In his groundbreaking 1979 book Messengers of Deception, UFO researcher Jacques Vallee proposes that the UFO phenomenon, whatever it is in reality, was seized and exploited by covert agencies as a means to develop and test “control systems” – or “religion”, to give it a more familiar name.
Over a decade later, in his book Revelations, Vallee hits pay dirt when an investigation into the Franck Fontaine abduction leads to “tangible organizations and to beings of flesh and blood within the French military and technological establishment.”
There, a “Mr. D” from the French Ministry of Defense goes on the record to reveal that the entire Fontaine abduction and subsequent failed efforts to develop a religious cult was “an Exercise of General Synthesis” – aka a large-sale covert government mind control op. Mr. D further reveals that only 10 to 15 were in the know, “all at a high enough level to establish what sort of manipulation was justified under the state secrets rule.”
Asked if the experiment had “wider objectives”, Mr.

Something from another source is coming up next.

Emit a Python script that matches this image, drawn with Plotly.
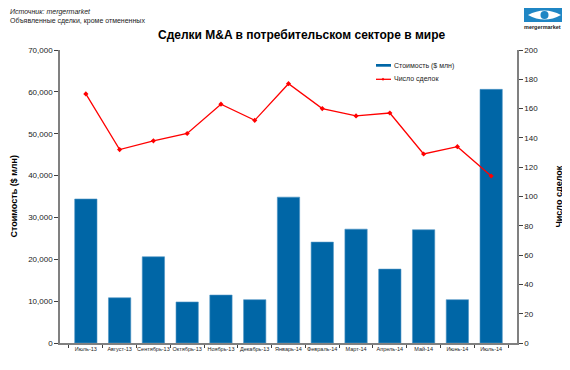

D replies ominously, “If this operation had been completed, the next phase would have been far worse.”
Which brings us all back to the looming presence of MKULTRA and its unofficial refuge in doomsday cults, millennialist religious movements, and – ahem – the world’s greatest mind control device, Scientollywood.
Mr. Vallee is an extraordinarily sincere investigator who is viewed as something of a heretic in the UFO community for his audacious habit of letting his research determine his conclusions, and not the other way around. He has little patience for what’s known as the “Extra-Terrestrial Hypothesis” or the nuts-and-bolts spacecraft we’re persistently told ET arrives in, although Steven Spielberg went ahead and characterized him that way anyway, in the film Close Encounters of the Third Kind.
Francois Truffaut’s earnest UFO hunter Lacombe was based on Vallee, although they share very little outside of nationality. Spielberg meanwhile has done more to hypnotize the average person into a hopeless condition of “I want to believe” stupefaction than any shadowy intelligence group, assuming there’s a difference.
Apropos of nothing and everything, here’s a crazy video clip from 1978 of Spielberg telling Andy Warhol and Bianca Jagger that he swallowed a transistor when he was a kid. It was given to him by his father, he explains, who announced, “Son, this is the future.”
Spielberg also tells them about the voices in his head and proclaims, “Everybody’s home should have TV…” Steven Spielberg’s father was a computer engineer who held 15 patents and whose employment history included stints at both IBM and GE.
But moving along – there are, of course, those inexplicable tragedies that just seem to happen in American every once in awhile. Like the Columbine massacre, which provided Gus Van Sant with the material for one of his most resonant movies, Elephant. As per the well-known tale of killers Eric Harris and Dylan Klebold, Elephant follows the activities of two misfits and a killing spree prompted by poor parenting, bullying, and – shades of Milk - closeted homosexuality.
As ever, Van Sant appears to mount an entirely anti-mainstream exercise that simultaneously lacks any depth or spirit of inquiry, especially if you’re inclined to wonder why so much about the events of April 20, 1999 remain unresolved, contradictory, or sealed from public scrutiny.
That will have to wait until next week, but for now, it’s worth pondering what it took to smuggle 95 explosive devices including two propane tanks into Columbine High, as the Jefferson County Sheriff’s Office stated in its official report. Elephant, of course, makes no attempt to explain how two kids managed to do that.